By Kim Crawley
The latest research from zero-day hunters at Google shows that reporting and detection tools are improving.
Google researchers uncovered more than double the number in-the-wild zero-days last year than any other period since it started tracking these dangerous software vulnerabilities in 2014.
“Is it that software security is getting worse? Or is it that attackers are using 0-day exploits more? Or has our ability to detect and disclose 0-days increased?
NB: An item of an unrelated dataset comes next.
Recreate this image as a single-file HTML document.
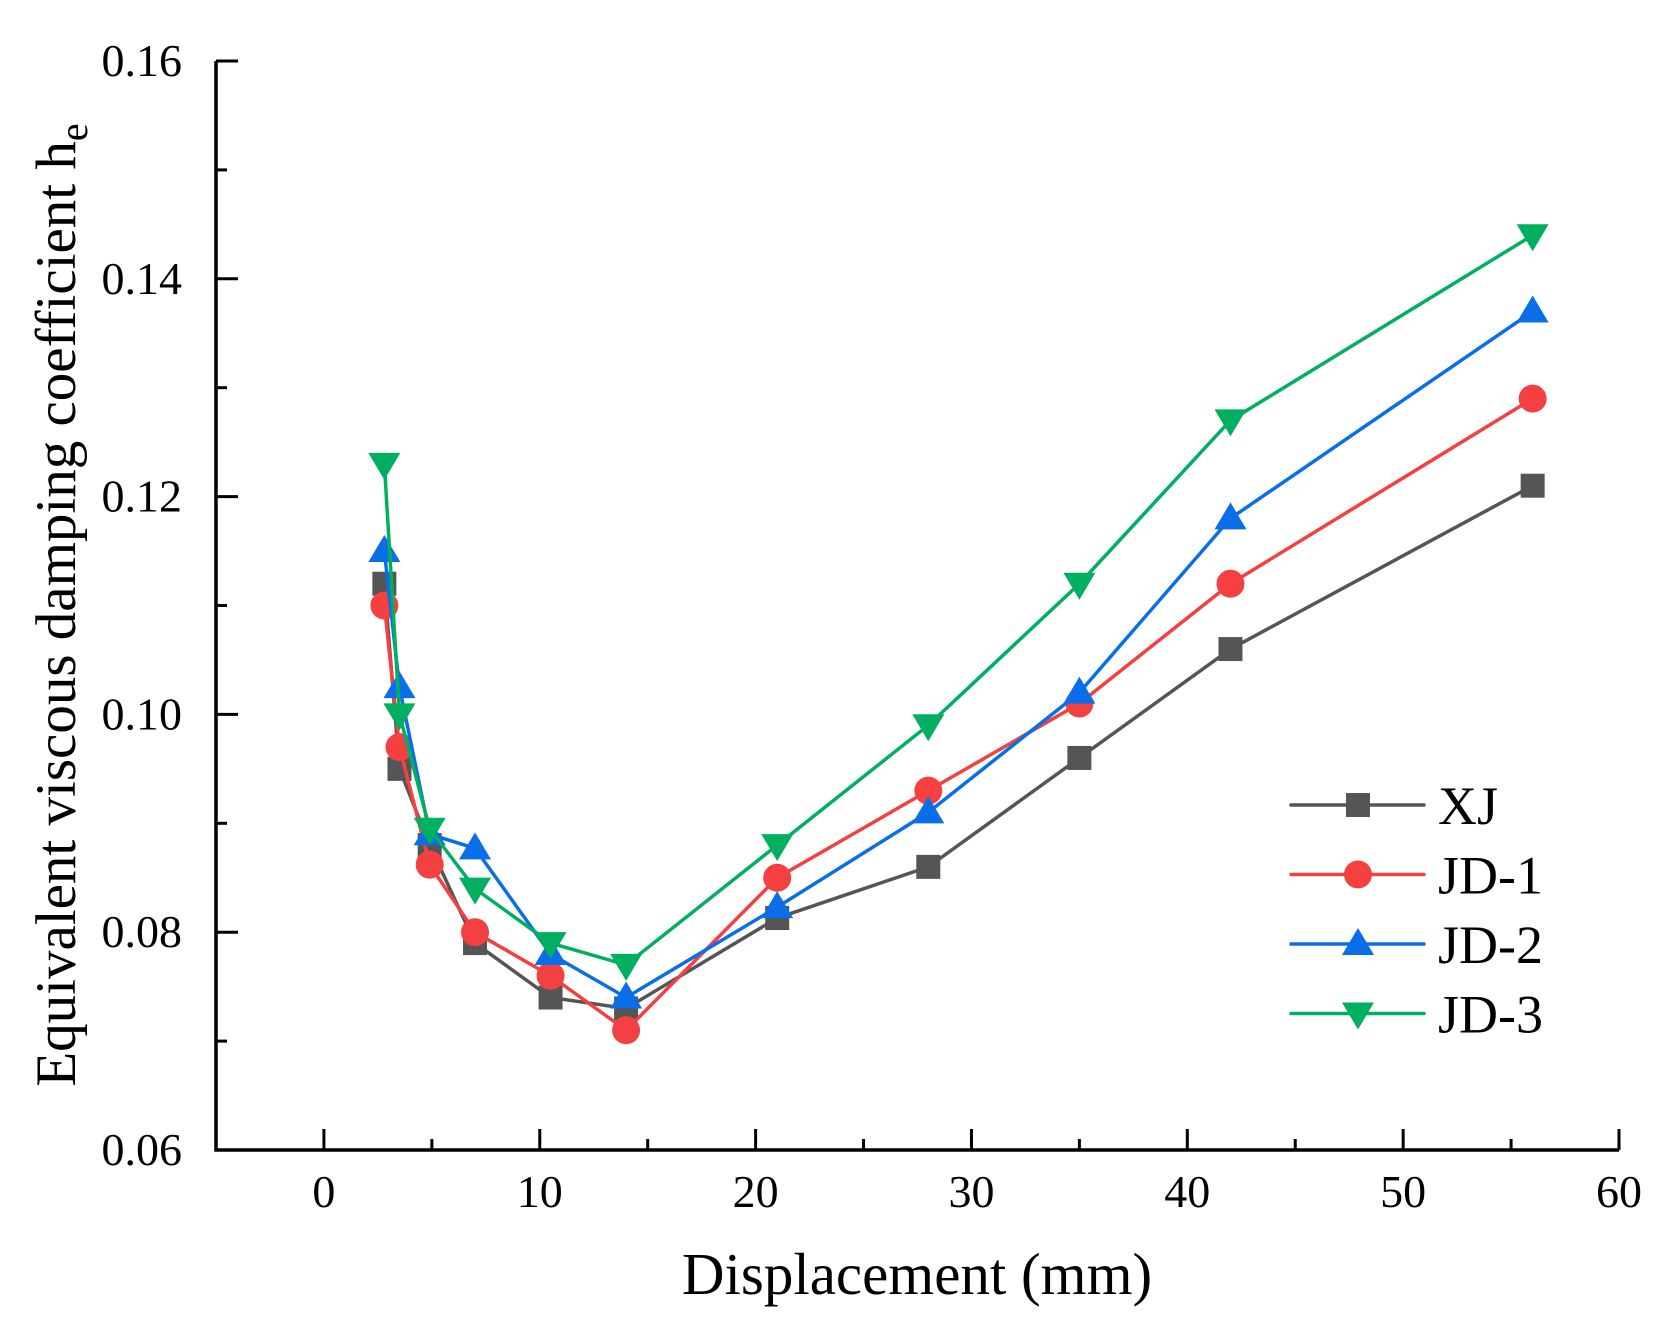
<!DOCTYPE html>
<html><head><meta charset="utf-8"><style>
body{margin:0;background:#fff}
svg text{font-family:"Liberation Serif",serif;fill:#000}
</style></head><body>
<svg id="chart" width="1670" height="1326" xmlns="http://www.w3.org/2000/svg">
<g id="plot"></g>
<text x="917" y="1294" font-size="59" text-anchor="middle">Displacement (mm)</text>
<text transform="translate(75,605) rotate(-90)" font-size="57" text-anchor="middle">Equivalent viscous damping coefficient h<tspan font-size="40" dy="12">e</tspan></text>
</svg>
<script>
const xTicks=[0,10,20,30,40,50,60];
const yTicks=[0.06,0.08,0.10,0.12,0.14,0.16];
const yTickLabels=["0.06","0.08","0.10","0.12","0.14","0.16"];
const xValues=[2.8,3.5,4.9,7,10.5,14,21,28,35,42,56];
const seriesNames=["XJ","JD-1","JD-2","JD-3"];
const xjValues=[0.112,0.095,0.088,0.079,0.074,0.073,0.0813,0.086,0.096,0.106,0.121];
const jd1Values=[0.110,0.097,0.0862,0.080,0.076,0.071,0.085,0.093,0.101,0.112,0.129];
const jd2Values=[0.115,0.1025,0.089,0.0877,0.078,0.074,0.0823,0.091,0.102,0.118,0.137];
const jd3Values=[0.123,0.100,0.0895,0.084,0.079,0.077,0.088,0.099,0.112,0.127,0.144];
const NS="http://www.w3.org/2000/svg";
const L=216,R=1619,T=61,B=1150;
const xMin=-5,xMax=60,yMin=0.06,yMax=0.16;
function xs(v){return L+(v-xMin)/(xMax-xMin)*(R-L);}
function ys(v){return B-(v-yMin)/(yMax-yMin)*(B-T);}
const plot=document.getElementById('plot');
function mk(tag,attrs,parent){const e=document.createElementNS(NS,tag);for(const k in attrs)e.setAttribute(k,attrs[k]);(parent||plot).appendChild(e);return e;}
const colors=["#555555","#f44040","#0a6ee8","#00b060"];
const all=[xjValues,jd1Values,jd2Values,jd3Values];
const shapes=["square","circle","up","down"];
function marker(shape,x,y,c){
 let e;
 if(shape==="square")e=mk('rect',{x:x-12,y:y-12,width:24,height:24,fill:c});
 else if(shape==="circle")e=mk('circle',{cx:x,cy:y,r:14,fill:c});
 else if(shape==="up")e=mk('polygon',{points:`${x},${y-16} ${x-16},${y+11} ${x+16},${y+11}`,fill:c});
 else e=mk('polygon',{points:`${x},${y+16} ${x-16},${y-11} ${x+16},${y-11}`,fill:c});
 return e;
}
all.forEach((vals,si)=>{
 const g=mk('g',{});
 
 
 const pl=mk('polyline',{points:vals.map((v,i)=>xs(xValues[i])+','+ys(v)).join(' '),fill:'none',stroke:colors[si],'stroke-width':3.5,'stroke-linejoin':'round'},g);
 
 
 vals.forEach((v,i)=>{
  const m=marker(shapes[si],xs(xValues[i]),ys(v),colors[si]);
  g.appendChild(m);
  
  
 });
});
const ax=mk('path',{d:`M${L},${T} L${L},${B} L${R},${B}`,fill:'none',stroke:'#000','stroke-width':3.5});


for(let v=xMin;v<=xMax;v+=5){
 if(v===xMin)continue;
 const major=v%10===0;
 const t=mk('line',{x1:xs(v),x2:xs(v),y1:B,y2:B-(major?21:11),stroke:'#000','stroke-width':3});
 
 
}
xTicks.forEach(v=>{
 const t=mk('text',{x:xs(v),y:1207,'font-size':46,'text-anchor':'middle'});
 t.textContent=String(v);
 
 
});
yTicks.forEach((v,i)=>{
 const t=mk('line',{x1:L,x2:L+22,y1:ys(v),y2:ys(v),stroke:'#000','stroke-width':3});
 
 
 if(i<yTicks.length-1){
  const m=mk('line',{x1:L,x2:L+11,y1:ys(v+0.01),y2:ys(v+0.01),stroke:'#000','stroke-width':3});
  
  
 }
 const lb=mk('text',{x:182,y:ys(v)+15,'font-size':46,'text-anchor':'end'});
 lb.textContent=yTickLabels[i];
 
 
});
const lg=mk('g',{});


seriesNames.forEach((n,i)=>{
 const y=805+i*69.5;
 const e=mk('g',{},lg);
 
 
 mk('line',{x1:1291,x2:1424,y1:y,y2:y,stroke:colors[i],'stroke-width':3.5,'stroke-linecap':'round'},e);
 e.appendChild(marker(shapes[i],1358,y,colors[i]));
 const t=mk('text',{x:1438,y:y+19,'font-size':54},e);
 t.textContent=n;
});
</script>
</body></html>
When looking at the significant uptick from 2020 to 2021, we think it’s mostly explained by the latter,” according to Maddie Stone, a security researcher at Google Project Zero, the company’s team that tracks zero-days.
In a recent blog post detailing the 2021 findings, the group detailed the 58 zero-days that it detected as well as trends, attack patterns and techniques they were able to identify last year, too. Even though the group uncovered more than double the number of the previous high in 2015 (28 found), attacker techniques haven’t significantly evolved.
“With this record number of in-the-wild 0-days to analyze, we saw that attacker methodology hasn’t actually had to change much from previous years. Attackers are having success using the same bug patterns and exploitation techniques and going after the same attack surfaces,” wrote Stone.
It’s tough enough for organizations to manage and mitigate known vulnerabilities, but zero-day exploits pose a unique challenge to all organizations. They are often the attackers’ most powerful tool and when executed against businesses, organizations and individuals can have devastating consequences. As Google noted, there were many reports of zero-day exploits used against journalists, human rights groups and government officials last year.
Key findings from Google’s Project Zero report:
- The exploits detected in 2021 are very similar to the exploits Google Project Zero detected in previous years. There are new CVE records, but the nature of the vulnerabilities and how they’re exploited are all fairly typical relative to previous trends.
- Sixty-seven percent (or 39) of the zero-days found in 2021 were memory corruption vulnerabilities. How memory is being used is the main vector for zero-day exploits. They include four buffer overflows, four integer overflows, six out-of-bounds read and writes, and 17 use-after-frees. Maybe the Project is getting better at monitoring memory, or maybe volatile data is more ripe for zero-day exploitation than data in storage.
- Nearly all of the 58 zero-days detected in 2021 follow familiar patterns. But there’s one outlier, CVE-2021-30860, which is an integer overflow vulnerability in the CoreGraphics PDF decoder in iOS 14.8 and iPadOS 14.8, macOS Big Sur 11.6 and watchOS 7.6.2. Security researchers Samuel Groß and Ian Beer noted how unusual the exploit is: “The bootstrapping operations for the sandbox escape exploit are written to run on this logic circuit and the whole thing runs in this weird, emulated environment created out of a single decompression pass through a JBIG2 stream. It’s pretty incredible, and at the same time, pretty terrifying.” Indeed, Google Project Zero said it hopes this is a trend of attackers having to work harder to successfully execute a zero-day exploit.
- Some of the exploits involve classic cyberattack techniques, such as phishing and fingerprinting. CVE-2021-21166 and CVE-2021-30551 are great examples. Google Project Zero’s Maddie Stone and Clement Lecigne wrote: “Both of these 0-days were delivered as one-time links sent by email to the targets, all of whom we believe were in Armenia. The links led to attacker-controlled domains that mimicked legitimate websites related to the targeted users. When a target clicked the link, they were redirected to a webpage that would fingerprint their device, collect system information about the client and generate ECDH keys to encrypt the exploits, and then send this data back to the exploit server. The information collected from the fingerprinting phase included screen resolution, timezone, languages, browser plugins and available MIME types.”
Essentially, Google wants to make it harder for attackers to carry out zero-days. And there’s some evidence in its research that might be happening. While there’s progress in terms of discovering and disclosing zero-days, Project Zero does say there is still a lot of room for improvement. Specifically, they call on companies to disclose more, share more exploit samples and details of attacker techniques and to work harder to reduce memory corruption vulnerabilities.
It’s also important that once organizations know about a zero-day, they act quickly to find and fix that vulnerability. That requires vigilance and the right approach to testing with an offensive mindset to ensure an organization’s entire attack surface is hardened against the most sophisticated attackers.